Source data:
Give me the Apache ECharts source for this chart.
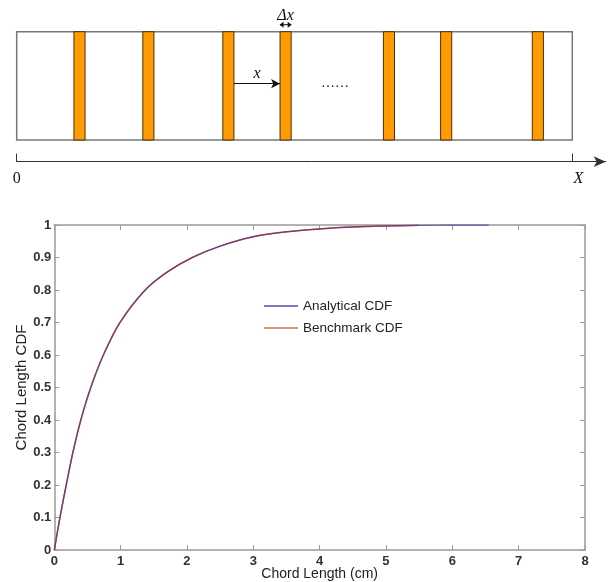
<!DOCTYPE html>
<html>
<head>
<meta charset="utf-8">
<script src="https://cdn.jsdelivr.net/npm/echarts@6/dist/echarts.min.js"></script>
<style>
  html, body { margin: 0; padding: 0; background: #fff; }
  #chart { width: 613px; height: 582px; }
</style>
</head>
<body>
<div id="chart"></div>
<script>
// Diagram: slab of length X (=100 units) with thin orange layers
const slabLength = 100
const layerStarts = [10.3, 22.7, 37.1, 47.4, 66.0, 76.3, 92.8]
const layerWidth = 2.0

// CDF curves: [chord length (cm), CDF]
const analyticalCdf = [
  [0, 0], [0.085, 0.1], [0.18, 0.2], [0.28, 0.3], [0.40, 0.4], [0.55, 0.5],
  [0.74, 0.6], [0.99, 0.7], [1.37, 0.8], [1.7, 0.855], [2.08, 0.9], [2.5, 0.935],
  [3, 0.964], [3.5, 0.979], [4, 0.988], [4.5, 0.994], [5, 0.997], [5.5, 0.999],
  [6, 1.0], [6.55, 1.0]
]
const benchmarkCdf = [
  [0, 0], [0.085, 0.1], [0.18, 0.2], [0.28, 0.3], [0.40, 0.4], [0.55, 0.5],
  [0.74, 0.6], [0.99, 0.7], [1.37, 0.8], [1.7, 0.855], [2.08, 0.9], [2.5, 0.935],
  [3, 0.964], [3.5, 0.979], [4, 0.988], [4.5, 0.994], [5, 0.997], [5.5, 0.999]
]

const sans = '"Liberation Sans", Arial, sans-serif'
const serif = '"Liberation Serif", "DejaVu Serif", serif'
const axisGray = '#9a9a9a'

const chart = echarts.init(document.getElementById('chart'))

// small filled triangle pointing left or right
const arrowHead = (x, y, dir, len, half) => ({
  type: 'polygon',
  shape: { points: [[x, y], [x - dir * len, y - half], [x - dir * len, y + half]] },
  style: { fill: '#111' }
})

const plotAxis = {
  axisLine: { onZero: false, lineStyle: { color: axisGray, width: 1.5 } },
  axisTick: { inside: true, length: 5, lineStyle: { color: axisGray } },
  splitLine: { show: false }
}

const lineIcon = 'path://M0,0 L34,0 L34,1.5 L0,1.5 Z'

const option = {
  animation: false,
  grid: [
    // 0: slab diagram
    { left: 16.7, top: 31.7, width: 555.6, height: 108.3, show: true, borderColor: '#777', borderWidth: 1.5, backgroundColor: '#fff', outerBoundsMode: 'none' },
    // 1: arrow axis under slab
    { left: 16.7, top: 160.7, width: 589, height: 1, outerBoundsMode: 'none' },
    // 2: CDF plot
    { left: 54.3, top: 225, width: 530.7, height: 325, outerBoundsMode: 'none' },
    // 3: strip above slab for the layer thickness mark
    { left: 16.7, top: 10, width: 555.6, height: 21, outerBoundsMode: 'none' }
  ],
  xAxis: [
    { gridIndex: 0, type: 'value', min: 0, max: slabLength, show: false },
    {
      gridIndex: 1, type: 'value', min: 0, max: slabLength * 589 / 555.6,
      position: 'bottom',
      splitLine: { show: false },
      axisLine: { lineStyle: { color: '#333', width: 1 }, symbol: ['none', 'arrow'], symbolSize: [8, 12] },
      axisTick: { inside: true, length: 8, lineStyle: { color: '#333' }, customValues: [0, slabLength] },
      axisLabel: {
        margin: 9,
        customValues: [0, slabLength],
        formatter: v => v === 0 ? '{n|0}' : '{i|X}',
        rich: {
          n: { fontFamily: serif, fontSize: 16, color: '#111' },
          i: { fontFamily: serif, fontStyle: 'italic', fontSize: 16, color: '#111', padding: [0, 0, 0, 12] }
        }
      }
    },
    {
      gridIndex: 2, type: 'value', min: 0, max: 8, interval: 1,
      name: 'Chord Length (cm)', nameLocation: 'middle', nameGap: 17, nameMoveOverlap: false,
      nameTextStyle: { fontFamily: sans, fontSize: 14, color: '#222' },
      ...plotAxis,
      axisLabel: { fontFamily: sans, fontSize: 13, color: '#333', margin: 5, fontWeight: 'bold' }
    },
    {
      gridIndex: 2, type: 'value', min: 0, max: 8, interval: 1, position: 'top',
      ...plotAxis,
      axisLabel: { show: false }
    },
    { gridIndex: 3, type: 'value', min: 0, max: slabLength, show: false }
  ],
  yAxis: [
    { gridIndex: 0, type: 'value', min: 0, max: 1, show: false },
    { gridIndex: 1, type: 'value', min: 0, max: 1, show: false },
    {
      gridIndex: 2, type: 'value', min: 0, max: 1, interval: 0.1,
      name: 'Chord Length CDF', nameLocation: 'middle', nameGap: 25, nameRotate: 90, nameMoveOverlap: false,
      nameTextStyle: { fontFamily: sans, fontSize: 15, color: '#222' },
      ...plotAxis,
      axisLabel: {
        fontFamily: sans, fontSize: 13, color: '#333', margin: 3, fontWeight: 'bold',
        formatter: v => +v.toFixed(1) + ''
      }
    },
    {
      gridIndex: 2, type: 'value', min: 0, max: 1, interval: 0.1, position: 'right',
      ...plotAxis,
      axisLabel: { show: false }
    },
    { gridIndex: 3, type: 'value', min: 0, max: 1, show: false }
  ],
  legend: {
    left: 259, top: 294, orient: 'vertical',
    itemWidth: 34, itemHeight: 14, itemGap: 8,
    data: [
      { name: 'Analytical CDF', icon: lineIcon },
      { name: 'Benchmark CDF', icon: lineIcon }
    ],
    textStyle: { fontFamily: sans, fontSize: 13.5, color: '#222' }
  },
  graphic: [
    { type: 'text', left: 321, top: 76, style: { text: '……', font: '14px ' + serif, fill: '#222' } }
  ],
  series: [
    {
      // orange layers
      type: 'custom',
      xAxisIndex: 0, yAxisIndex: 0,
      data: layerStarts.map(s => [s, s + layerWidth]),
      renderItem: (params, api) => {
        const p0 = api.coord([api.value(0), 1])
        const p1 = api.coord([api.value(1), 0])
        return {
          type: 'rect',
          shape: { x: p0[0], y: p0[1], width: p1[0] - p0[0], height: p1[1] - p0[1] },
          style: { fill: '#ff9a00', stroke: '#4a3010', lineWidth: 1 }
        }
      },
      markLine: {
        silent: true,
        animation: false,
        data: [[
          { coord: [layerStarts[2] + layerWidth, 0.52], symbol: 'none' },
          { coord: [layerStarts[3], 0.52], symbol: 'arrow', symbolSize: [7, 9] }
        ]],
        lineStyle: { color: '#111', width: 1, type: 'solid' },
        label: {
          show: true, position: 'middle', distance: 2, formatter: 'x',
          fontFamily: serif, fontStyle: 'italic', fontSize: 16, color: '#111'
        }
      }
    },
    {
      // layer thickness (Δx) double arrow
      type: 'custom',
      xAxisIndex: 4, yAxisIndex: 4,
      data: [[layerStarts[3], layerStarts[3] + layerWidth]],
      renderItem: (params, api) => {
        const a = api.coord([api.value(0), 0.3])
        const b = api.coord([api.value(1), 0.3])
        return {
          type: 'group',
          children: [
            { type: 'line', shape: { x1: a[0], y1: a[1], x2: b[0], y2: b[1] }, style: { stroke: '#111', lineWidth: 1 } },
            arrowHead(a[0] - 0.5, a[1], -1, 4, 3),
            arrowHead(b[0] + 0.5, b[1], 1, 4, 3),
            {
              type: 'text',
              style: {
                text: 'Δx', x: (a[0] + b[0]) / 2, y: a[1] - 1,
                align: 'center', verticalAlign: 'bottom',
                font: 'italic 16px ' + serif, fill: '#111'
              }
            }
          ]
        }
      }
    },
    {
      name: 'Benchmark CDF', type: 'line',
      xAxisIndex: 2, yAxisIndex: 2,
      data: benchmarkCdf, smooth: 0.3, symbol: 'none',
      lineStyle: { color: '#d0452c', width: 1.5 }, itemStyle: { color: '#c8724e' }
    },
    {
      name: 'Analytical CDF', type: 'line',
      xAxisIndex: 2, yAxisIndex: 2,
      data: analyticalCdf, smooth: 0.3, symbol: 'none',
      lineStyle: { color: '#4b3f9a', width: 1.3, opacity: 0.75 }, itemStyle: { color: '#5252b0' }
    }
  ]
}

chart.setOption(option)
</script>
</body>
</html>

Stated problem:
Take the material above from its first line through the line holding "const chart = echarts.init(document.getElementById('chart'))" and set it down exactly, without the pictures.

Output for this exercise:
Give me the Apache ECharts source for this chart.
<!DOCTYPE html>
<html>
<head>
<meta charset="utf-8">
<script src="https://cdn.jsdelivr.net/npm/echarts@6/dist/echarts.min.js"></script>
<style>
  html, body { margin: 0; padding: 0; background: #fff; }
  #chart { width: 613px; height: 582px; }
</style>
</head>
<body>
<div id="chart"></div>
<script>
// Diagram: slab of length X (=100 units) with thin orange layers
const slabLength = 100
const layerStarts = [10.3, 22.7, 37.1, 47.4, 66.0, 76.3, 92.8]
const layerWidth = 2.0

// CDF curves: [chord length (cm), CDF]
const analyticalCdf = [
  [0, 0], [0.085, 0.1], [0.18, 0.2], [0.28, 0.3], [0.40, 0.4], [0.55, 0.5],
  [0.74, 0.6], [0.99, 0.7], [1.37, 0.8], [1.7, 0.855], [2.08, 0.9], [2.5, 0.935],
  [3, 0.964], [3.5, 0.979], [4, 0.988], [4.5, 0.994], [5, 0.997], [5.5, 0.999],
  [6, 1.0], [6.55, 1.0]
]
const benchmarkCdf = [
  [0, 0], [0.085, 0.1], [0.18, 0.2], [0.28, 0.3], [0.40, 0.4], [0.55, 0.5],
  [0.74, 0.6], [0.99, 0.7], [1.37, 0.8], [1.7, 0.855], [2.08, 0.9], [2.5, 0.935],
  [3, 0.964], [3.5, 0.979], [4, 0.988], [4.5, 0.994], [5, 0.997], [5.5, 0.999]
]

const sans = '"Liberation Sans", Arial, sans-serif'
const serif = '"Liberation Serif", "DejaVu Serif", serif'
const axisGray = '#9a9a9a'

const chart = echarts.init(document.getElementById('chart'))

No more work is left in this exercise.